No, technical debt does not only come from taking shortcuts. I would even go as far as saying that most of the time it does not come from taking shortcuts.
- You wrote a perfectly engineered system in Cobold 30 years ago that was state of the art then? Well, now all your Cobold developers have retired and you need to add new features to that tool. It's tech debt.
- Your tool was built to support 100 users but now it needs to support 100M? It's tech debt.
- You were getting some data from the Google Stadia API? Tech debt.
- You're using a library that just got an important security update? Tech debt.
As another commenter pointed out, the term "debt" was wrongly chosen. It's not debt. It's stuff that used to be perfectly fine and due to no fault of yours is not anymore.
So, within your framing, the point is just that when things change (due to no fault of your own) the whole organization has to adjust expectations or you have an organizational issue.
The risk of this happening is more or less measurable and is the debt. Denying responsibility doesn’t make the debt not exist. It might mean you’re so far removed from understanding how your (sub)systems function that you’re unable to assess it. It may be so complex that no one is able to quantify it, in which case I suppose “it doesn’t exist” might be accurate enough — either your business fails or it doesn’t based on the success of your subsystems, and your business outcome is the measurement. I’d rather have someone else be the measurement.
It's not a failure of anyone or anything, it's just a change in requirements.
Entropy is unavoidable is the outcome of any work occurring.
A new feature isn't tech debt... it's a new feature. I don't know for other people but at my workplace they're two very different types of TFS items.
I could not agree more.
If you take on debt the bank is going to question if you can pay it. You're going to have to go through a formal process and bring in expensive experts such as accountants to justify that taking on debt is worthwhile.
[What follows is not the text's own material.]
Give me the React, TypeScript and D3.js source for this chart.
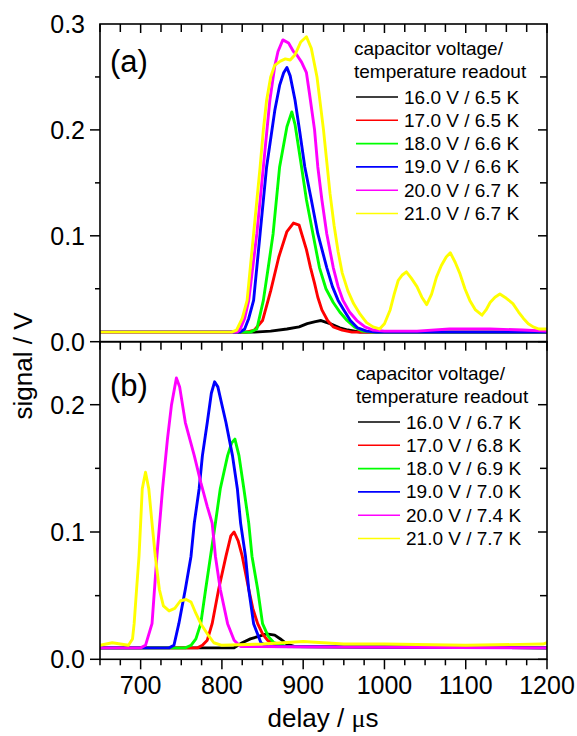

Most "technical debt" is blundered into out of ignorance. Nobody sits down and thinks "we can save two hours now at the cost of three hours later" because it would probably take four hours to do the calculation. Sometimes it really is like that but frequently it is like "we can save two hours now at the cost of of two months later", such as when people make an incorrect database design that involves cleaning up corrupt data later on. Cases like that dominate the cost of "technical debt" to the point where the 2 hours now, 3 hours later cases just don't matter.
Perhaps not, but there're plenty of times you realise the "proper" solution that's going to leave you with well-structured code that's easy to maintain and easy to extend to likely future functionality is going to take weeks, whereas a quick'n'dirty solution that will get a bug fixed or an MVP-version of a feature implemented could be done in a few hours, and the latter option makes sense even from a technical POV because there's little certainty that the extra effort will pay off (esp. if it involves higher risk of breaking existing functionality, which is often the case). Unfortunately it's the accumulation of such decisions and lack of time to go back and revise decisions/rewrite code that lead to unwieldy and bug-ridden codebases.
This is a strawman.
It renames Tech Debt as an "organisational mortgage—a loan the business takes out against future capabilities to deliver, which has to be paid back with interest. In this way, it’s no different than any other loan, or any other debt the organisation incurs."
The difference of course is that this debt has a technical solution, as opposed to a financial one.
Some technical debt is from poor planning and design. Some is from a choice to get things done now that are quicker and cheaper but will cause some pain in the future. In that way technical debt is different, but it still has a cost to solve.
"should be a deliberate choices. It has costs, interest, pros, and cons."
Any "Technical debt" that is not a deliberate choice fails to fit the analogy. Often it's just crappy design or implementation. There are times that you need to take on some debt to move forward because you don't have the resources to do it otherwise. That to me is where the analogy works well and the important part is to make sure management is making that call not some overworked developer.